Single-crystal X-ray diffraction

Single-crystal X-ray data for the (C38H34P2)MnBr4 hybrid were collected using a Rigaku XtaLAB Synergy-S diffractometer equipped with a HyPix-6000HE Hybrid Photon Counting (HPC) detector and dual Mo and Cu microfocus sealed X-ray source.

Powder X-ray diffraction

The PXRD analysis was performed on Panalytical X’PERT Pro Powder X-Ray Diffractometer using Copper X-ray tube (standard) radiation at a voltage of 40 kV and 40 mA, and X’Celerator RTMS detector.

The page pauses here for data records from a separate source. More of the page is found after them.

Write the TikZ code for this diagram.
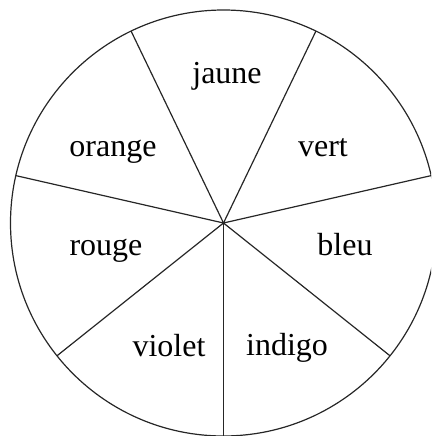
\documentclass[tikz,border=0pt]{standalone}
\usepackage{fontspec}
\setmainfont{Liberation Serif}
\usetikzlibrary{calc}
\begin{document}
\begin{tikzpicture}[x=1pt,y=-1pt,
  spoke/.style={line width=1.2pt,black!85},
  lbl/.style={font=\fontsize{32}{36}\selectfont,anchor=base,inner sep=0pt}]
\useasboundingbox (0,0) rectangle (431,436);
\clip (0,0) rectangle (431,436);
\coordinate (c) at (223.5,223);
\draw[spoke] (c) circle[radius=213pt];
\foreach \a [count=\i] in {-90,-38.571,12.857,64.286,115.714,167.143,218.571}{
  \coordinate (e\i) at ($(c)+(\a:213pt)$);
}
\foreach \i in {1,...,7}{\draw[spoke] (c) -- (e\i);}
\node[lbl] (jaune) at (227,83.3) {jaune};
\node[lbl] (orange) at (113,156.7) {orange};
\node[lbl] (vert) at (323,156.7) {vert};
\node[lbl] (rouge) at (106,255) {rouge};
\node[lbl] (bleu) at (345,255) {bleu};
\node[lbl] (violet) at (169,356.7) {violet};
\node[lbl] (indigo) at (287,355.5) {indigo};
\end{tikzpicture}
\end{document}
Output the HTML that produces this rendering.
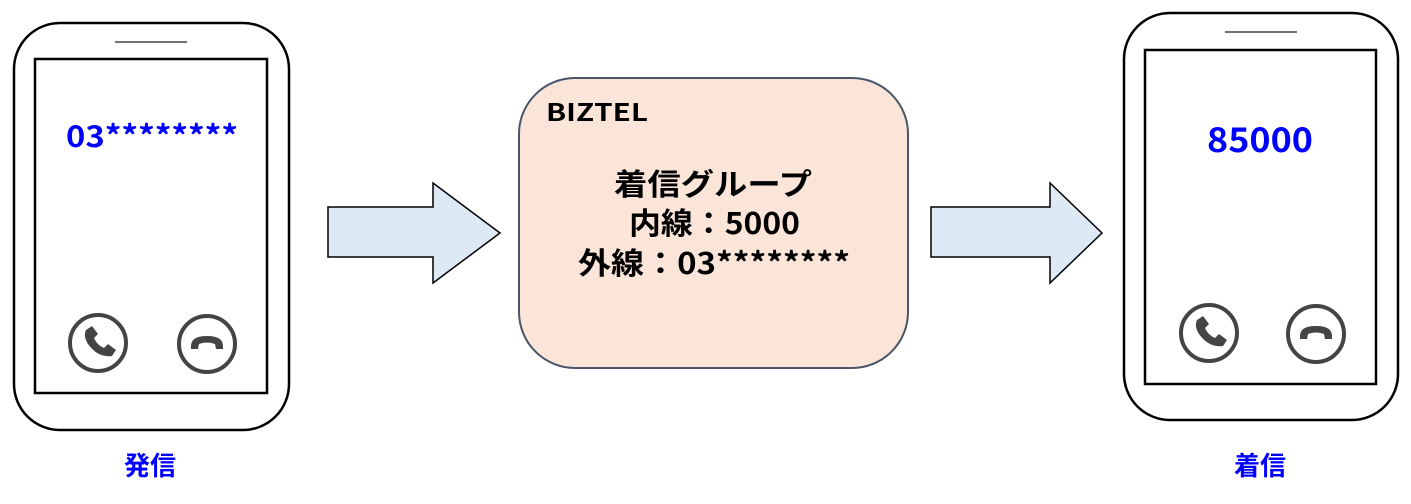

The diffraction pattern S was scanned over the angular range of 5–40° (2θ) with a step size of 0.02, at room temperature.

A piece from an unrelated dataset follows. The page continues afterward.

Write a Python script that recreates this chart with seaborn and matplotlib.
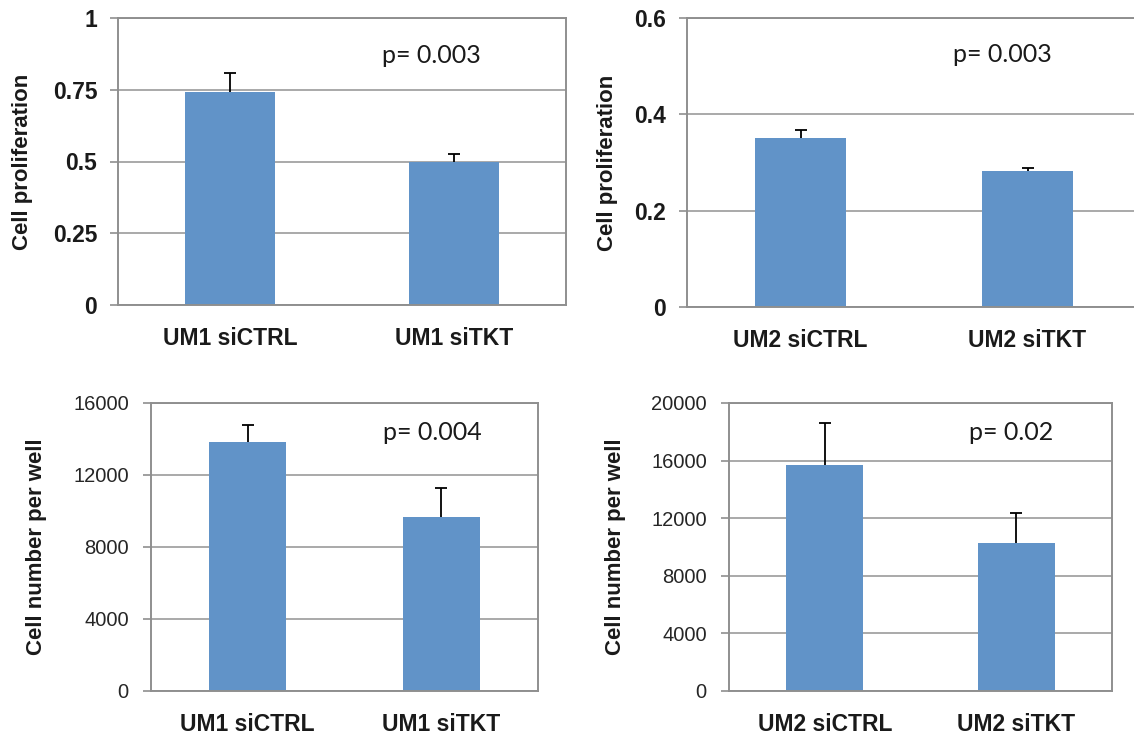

Absorption spectrum measurements

Absorption spectra of (C38H34P2)MnBr4 hybrid were measured at room temperature on Cary 5000 UV–Vis-NIR spectrophotometer.

PL steady-state studies

Steady-state PL spectrum of (C38H34P2)MnBr4 was obtained at room temperature on an FS5 spectrofluorometer (Edinburgh Instruments).

Photoluminescence quantum efficiency

The PLQEs were acquired using a Hamamatsu Quantaurus-QY Spectrometer (Model C11347-11) equipped with a xenon lamp, integrated sphere sample chamber, and CCD detector. The PLQEs were calculated by the equation: ηQE = IS/(ER − ES), in which IS represents the luminescence emission spectrum of the sample, ER is the spectrum of the excitation light from the empty integrated sphere (without the sample), and ES is the excitation spectrum for exciting the sample.

Time-resolved PL

Time-resolved emission data were collected at room temperature using the Edinburgh FLS920 fluorescence spectrometer. The dynamics of emission decay were monitored by using the time-correlated single-photon counting capability with data collection for 10,000 counts. The average lifetime was obtained by the single-exponential fitting.

Afterglow intensity measurement

The afterglow intensity was recorded by continuously irradiating 20 s under xenon lamp and then the afterglow signal was collected by Hamamatsu R928 PMT with the time interval of 10 ms.

Thermogravimetric analysis and differential scanning calorimetry

TGA and DSC were carried out using a TA instruments Q600 system. The samples were heated from room temperature to 700 °C at a rate of 5 °C min−1, under a nitrogen flux of 100 mL min−1.

RL and X-ray imaging

The RL spectra were acquired by using an Edinburgh FS5 spectrofluorometer (Edinburgh Instruments) equipped with an X-ray source (Amptek Mini-X tube with an Au target and 4 W maximum power output). The X-ray response intensity was examined and collected by a Hamamatsu R928 PMT. The scintillator light yield was estimated using the following equation. Here, the Ce:LuAG was used as the reference with a known light yield of 25,000 photon MeV−1. The spectrum of (C38H34P2)MnBr4 is similar to that of Ce:LuAG after correcting the intensity and wavelength from the correction files of R928 PMT. Then, the light yield could be estimated by comparing the corrected response amplitude (R) of the two samples using Eq. (1):

$$\frac{{{\mathrm{LY}}_{{\mathrm{C}}_{38}{\mathrm{H}}_{34}{\mathrm{P}}_2{\mathrm{MnBr}}_4}}}{{{\mathrm{LY}}_{{\mathrm{Ce}}:{\mathrm{LuAG}}}}} = \frac{{{\mathrm{R}}_{{\mathrm{C}}_{38}{\mathrm{H}}_{34}{\mathrm{P}}_2{\mathrm{MnBr}}_4}}}{{{\mathrm{R}}_{{\mathrm{Ce}}:{\mathrm{LuAG}}}}} \times \frac{{\smallint {\mathrm{I}}_{{\mathrm{Ce}}:{\mathrm{LuAG}}}\left( {\uplambda} \right){\mathrm{S}}\left( {\uplambda} \right){\mathrm{d}}\lambda /\smallint {\mathrm{I}}_{{\mathrm{Ce}}:{\mathrm{LuAG}}}\left( {\uplambda} \right){\mathrm{d}}\lambda }}{{\smallint {\mathrm{I}}_{{\mathrm{C}}_{38}{\mathrm{H}}_{34}{\mathrm{P}}_2{\mathrm{MnBr}}_4}\left( {\uplambda} \right){\mathrm{S}}\left( {\uplambda} \right){\mathrm{d}}\lambda /\smallint {\mathrm{I}}_{{\mathrm{C}}_{38}{\mathrm{H}}_{34}{\mathrm{P}}_2{\mathrm{MnBr}}_4}\left( {\uplambda} \right){\mathrm{d}}\lambda }}.$$

The radiation dose rate of the X-ray source was calibrated by using an ion chamber dosimeter. The X-ray images were acquired by using a digital camera (Nikon D90).

Scanning electron microscopy

The particle size of (C38H34P2)MnBr4 fine powders were investigated by FEI Nova NanoSEM 400 SEM.